As the sun itself sets, so does empires and imperialism, a fact its champions, Great Britain and the United States, should just recognize sooner.

In the specific case of Great Britain, market, entertainment, defense, and other British icons now belong to foreigners: Burberry, although still at the top of its league, its patrons are often tourists; Cadbury is now owned by America’s Kraft; luxury car brand Jaguar was bought by Ford in the 1990s and now is owned by India’s Tata Group; even top football teams (Manchester League) are now owned by Americans. In the 1990s, bands like the Spice Girls and Oasis ruled the charts. British Petroleum (BP) even re-branded itself to remove “British” and is today known as Beyond Petroleum, although after the Gulf oil spill in 2010, no one wants to be attached to the brand.

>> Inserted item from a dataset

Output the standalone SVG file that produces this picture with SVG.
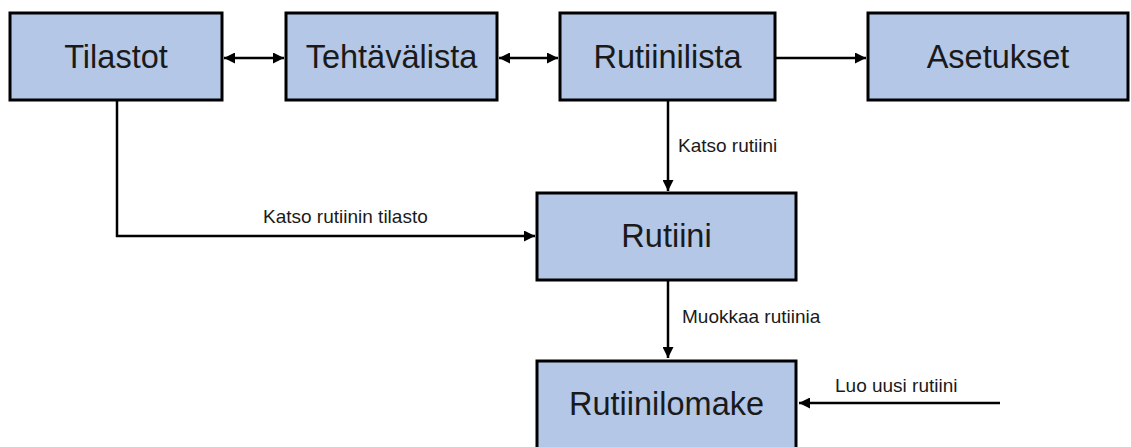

As in the law of diminishing rates of returns where profits will always decline and the search for new markets becomes more important as the decline happens, an imperialist government needs to find and nurture sympathetic, if not always legitimate governments to get market share. We need not look any further than the invasion of Iraq in 2003. In addition to securing the supply of fossil energy to the West, the Iraq war was also instigated to guarantee Western market dominance.

As there are no more other new markets to dominate, it is unfortunate that we are witnessing the privatization of war. Schools, health care, prisons have been privatized by international capital, and today, violence and war. As nation states become market states, violence and war also become privatized.

Unless imperialist Britain become more modest in its treatment of the world and abandon the Pax Britannica dream, it will have a difficult position in living with, if not confronting, the growing powers of the East which now are collectively known as BRIC (Brazil, Russia, India, and China).